Un enchérisseur qui croyait avoir remporté un coupé Panhard-Levassor 1936 (lot n°33,) repartira sans l’auto car celle-ci est préemptée sur le fil par le musée de Compiègne, prioritaire en tant que représentant de l’Etat. Une jolie pièce pour le patrimoine automobile historique français, bravo !
A mesure que l’on avance dans la vente, les prix augmentent. Une très racée Talbot Lago T26 Record cabriolet par Saoutchik, possible « Winner of Pebble beach » à en croire Hervé Poulain s’envole à 726 000 € (estimation 150 000 €). Autre Talbot Lago, la T26 Grand Sport SWB carrossée elle aussi par Saoutchik atteint malgré son piteux état le prix stratosphérique de 1,7 millions d’euros frais inclus ! A peine croyable. Mais après 2 heures 45 de vente et 57 voitures adjugées (dont une Lancia Thema 8.32 à 8 400 €, ou une Ferrari Mondial cabriolet à un peu moins de 36 000 €), le dénouement approche.

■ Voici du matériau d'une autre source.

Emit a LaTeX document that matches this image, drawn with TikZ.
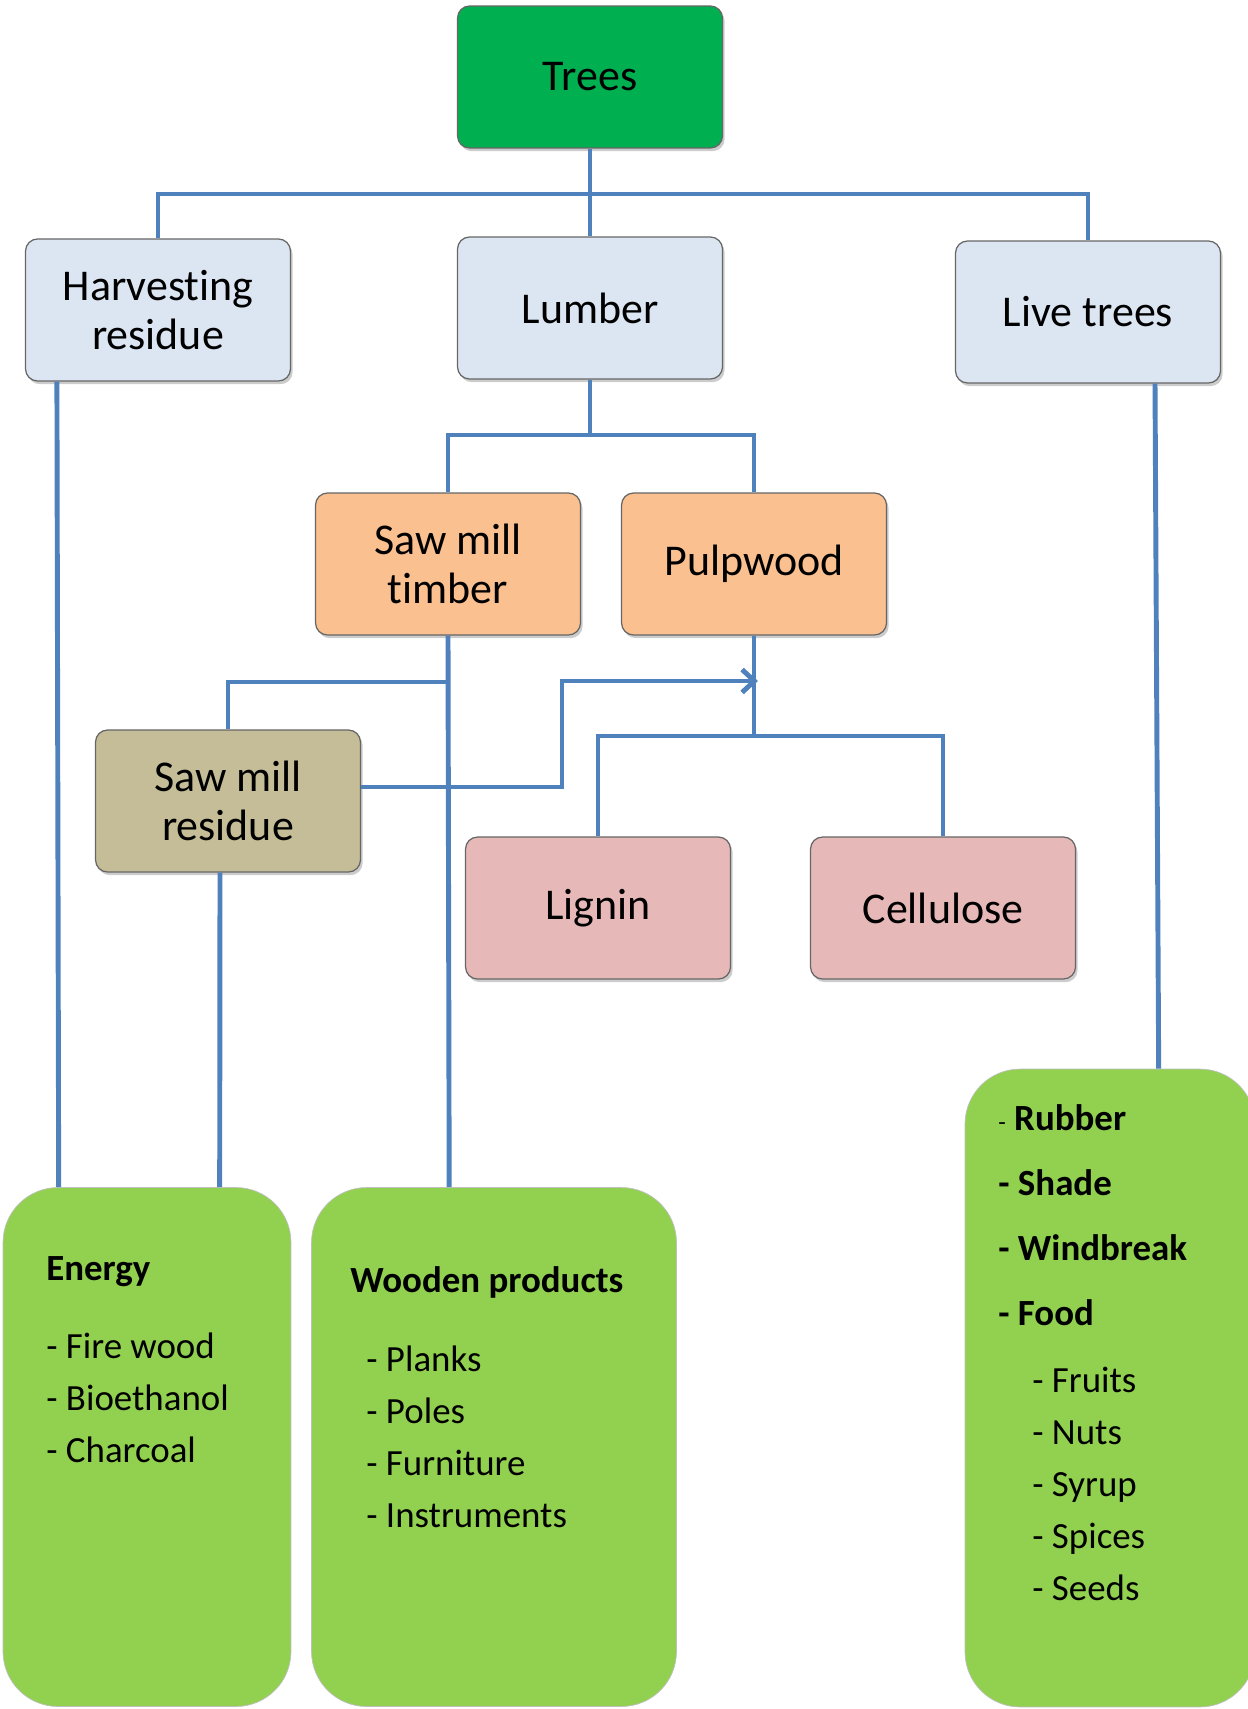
\documentclass[tikz,border=0pt]{standalone}
\usepackage{fontspec}
\setmainfont{Carlito}[Ligatures={TeX,NoCommon}]
\usepackage{tikz}
\usetikzlibrary{positioning, arrows.meta, shadows, calc}

\definecolor{linkblue}{HTML}{4F81BD}
\definecolor{treegreen}{HTML}{00B050}
\definecolor{paleblue}{HTML}{DCE6F2}
\definecolor{peach}{HTML}{FAC090}
\definecolor{khaki}{HTML}{C4BD97}
\definecolor{rose}{HTML}{E6B9B8}
\definecolor{usegreen}{HTML}{92D050}

\tikzset{
  unit/.style={draw=black!60, line width=0.7pt, rounded corners=0.24cm, align=center,
    minimum width=5.3cm, minimum height=2.84cm, inner sep=2pt,
    font=\fontsize{25}{27.5}\selectfont,
    drop shadow={shadow xshift=1.2pt, shadow yshift=-1.8pt, opacity=0.4}},
  usebox/.style={draw=black!25, thin, fill=usegreen, rounded corners=1.1cm},
  link/.style={draw=linkblue, line width=2.8pt},
  item/.style={anchor=base west, inner sep=0pt, font=\fontsize{21}{25}\selectfont},
  itemhead/.style={item, font=\fontsize{21}{25}\selectfont\bfseries},
}

\begin{document}
\begin{tikzpicture}[x=0.02cm, y=-0.02cm]
\useasboundingbox (0,0) rectangle (1247,1709);

% boxes
\node[unit, fill=treegreen] (trees) at (590,77) {Trees};
\node[unit, fill=paleblue] (harvest) at (158,310) {Harvesting\\residue};
\node[unit, fill=paleblue] (lumber) at (590,308) {Lumber};
\node[unit, fill=paleblue] (live) at (1088,312) {Live trees};
\node[unit, fill=peach] (sawtimber) at (448,564) {Saw mill\\timber};
\node[unit, fill=peach] (pulp) at (754,564) {Pulpwood};
\node[unit, fill=khaki] (sawres) at (228,801) {Saw mill\\residue};
\node[unit, fill=rose] (lignin) at (598,908) {Lignin};
\node[unit, fill=rose] (cellulose) at (943,908) {Cellulose};

% uses
\node[usebox, minimum width=5.76cm, minimum height=10.38cm] (energy) at (147,1447) {};
\node[usebox, minimum width=7.3cm, minimum height=10.38cm] (wood) at (494,1447) {};
\node[usebox, minimum width=5.8cm, minimum height=12.76cm] (livebox) at (1110,1388) {};

\node[itemhead] (enhead) at (46,1280) {Energy};
\foreach \t [count=\i] in {Fire wood, Bioethanol, Charcoal}
  \node[item] (en\i) at (46,{1306+52*\i}) {- \t};

\node[itemhead] (woodhead) at (350,1292) {Wooden products};
\foreach \t [count=\i] in {Planks, Poles, Furniture, Instruments}
  \node[item] (wd\i) at (366,{1319+52*\i}) {- \t};

\node[item] (lv1) at (998,1130) {{\fontsize{14}{16}\selectfont -} \textbf{Rubber}};
\foreach \t [count=\i from 2] in {Shade, Windbreak, Food}
  \node[itemhead] (lv\i) at (998,{1065+65*\i}) {- \t};
\foreach \t [count=\i] in {Fruits, Nuts, Syrup, Spices, Seeds}
  \node[item] (fd\i) at (1032,{1340+52*\i}) {- \t};

% connectors
\coordinate (treehub) at (590,194);
\coordinate (lumhub) at (590,435);
\coordinate (pulphub) at (754,736);
\coordinate (timhub) at (448,682);
\coordinate (bend) at (562,681);
\coordinate (pulpin) at (758,681);

\draw[link] (trees) -- (lumber);
\draw[link] (harvest.north) |- (treehub) -| (live.north);
\draw[link] (lumber) -- (lumhub);
\draw[link] (sawtimber.north) |- (lumhub) -| (pulp.north);
\draw[link] (pulp) -- (pulphub);
\draw[link] (lignin.north) |- (pulphub) -| (cellulose.north);
\draw[link] (sawres.north) |- (timhub);
\draw[link] (sawtimber.south) -- ($(wood.north west)+(138,0)$);
\draw[link, -{Straight Barb[length=7pt, width=13pt]}] ($(sawres.east)+(0,-14)$) -| (bend) -- (pulpin);
\draw[link] ($(harvest.south west)+(32,0)$) -- ($(energy.north west)+(56,0)$);
\draw[link] ($(sawres.south)+(-8,0)$) -- ($(energy.north west)+(217,0)$);
\draw[link] ($(live.south)+(67,0)$) -- ($(livebox.north west)+(194,0)$);
\end{tikzpicture}
\end{document}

La Ferrari 250 California ex-Alain Delon adjugée 16,3 millions d’euros
Collection Baillon : la folie douce de la vente
Un quasi-noir se fait dans la salle pour laisser entrer le coupé Maserati A6G 2000 Gran Sport signé Frua. Estimé à 1,2 million, il part finalement à 2 millions. L’enchérisseur victorieux se trouve dans la salle, debout car il n’a pas trouvé de place assise. Il lève le poing quand Hervé Poulain abaisse son marteau, applaudi par le public. Un homme heureux, donc. Arrive enfin la star de la vente, à savoir la Ferrari 250 California ex-Alain Delon. Cabossée, fanée, mais complète. L’on se souvient qu’en 2012, une autre 250 California, un modèle 1959 ayant appartenu à Roger Vadim, en bien meilleur état que celui exposé ce jour, avait atteint 4,5 millions d’euros. Mais cette valeur de référence est battue d’office puisque Hervé Poulain démarre son enchère à…6 millions, pour une estimation comprise entre 10 et 12 millions ! Moins de dix minutes plus tard, l’auto atteint 16,3 millions d’euros frais compris. Record du monde battu pour ce qui est aussi très probablement l’objet le plus cher jamais vendu en France. Une France qui l’aime, mais qu’elle quitte pour une destination encore inconnue. « Je connais l’acheteur de la voiture, et la bonne nouvelle, c’est que celle-ci va rester dans son état d’origine. La mécanique va être refaite, mais le but de son nouveau propriétaire est de la laisser dans son état le plus proche possible de ce qu’il est aujourd’hui. », nous a expliqué à l’issue de la vente Mathieu Lamoure, directeur associé d’Artcurial, qui manifestement exulte du résultat obtenu. « Oui, on s’attendait à un succès. Mais 25,1 millions pour la seule vente Baillon, c’est historique. C’est aussi un hommage à Monsieur Baillon. Songez que nous avons accueilli durant Retromobile 12 000 visiteurs par jour à notre exposition. Nous constatons avec bonheur que les gens ont encore la passion et de l’automobile. »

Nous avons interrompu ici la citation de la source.